Senate Bill 2234 from state Sen. Christopher Belt, D-Swansea, would provide protections for small businesses when taking out a loan by requiring financial terms such as the amount financed, fees and the annual percentage rate be clearly disclosed at the time an online or non-bank provider makes an offer for a loan.

“There are small businesses around the state, especially in my community, that have faced challenges in accessing fair and transparent financing options that have allowed them to fall victim to predatory lending,” said Belt. “These businesses are the backbone of our communities and they should be uplifted, not burdened with financial hardship and business failure.”

During floor debate, state Sen. Jason Plummer, R-Edwardsville, said it is bad legislation.

“This bill was designed to go after certain companies and protect the big guys,” said Plummer. “It was marketed that this was going to somehow protect businesses, but ironically, who are all the opposition? It’s all the small business groups and it’s all the medium-sized business groups.”
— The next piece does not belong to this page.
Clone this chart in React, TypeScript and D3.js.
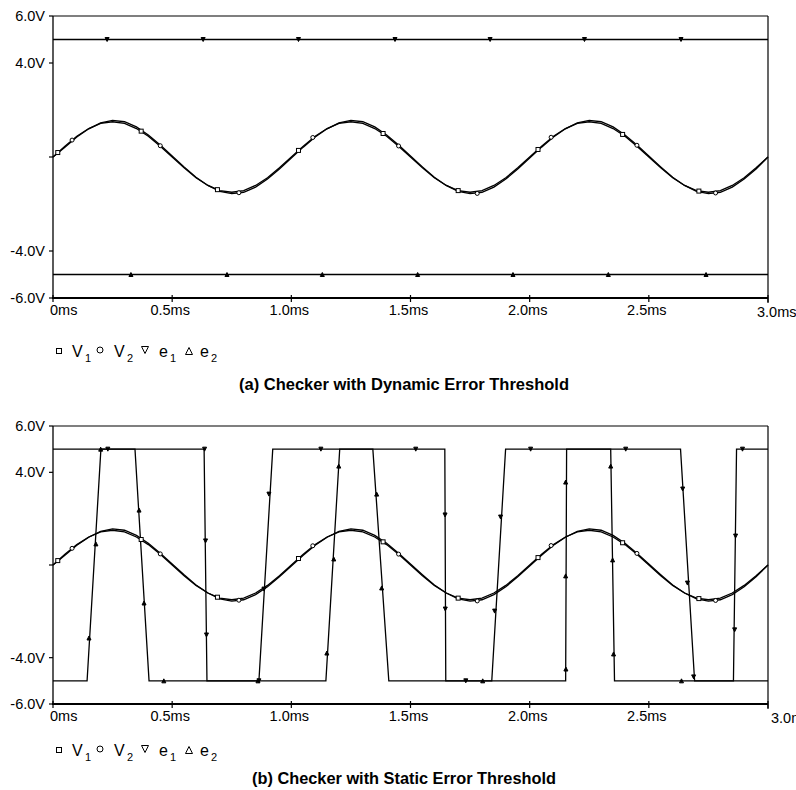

The measure passed the Senate by a 36-19 vote.

The Woodstock Institute issued a statement following passage of the bill.

“By ensuring transparent pricing and terms, this legislation will empower small business owners to make informed financial decisions and help protect them from exploitation,” said Jane Doyle, Senior Regulatory Policy Associate. “We urge Illinois State Representatives to swiftly pass SB 2234 to give small businesses basic protections when borrowing money.”

Only two other states, California and New York, have enacted similar transparency laws.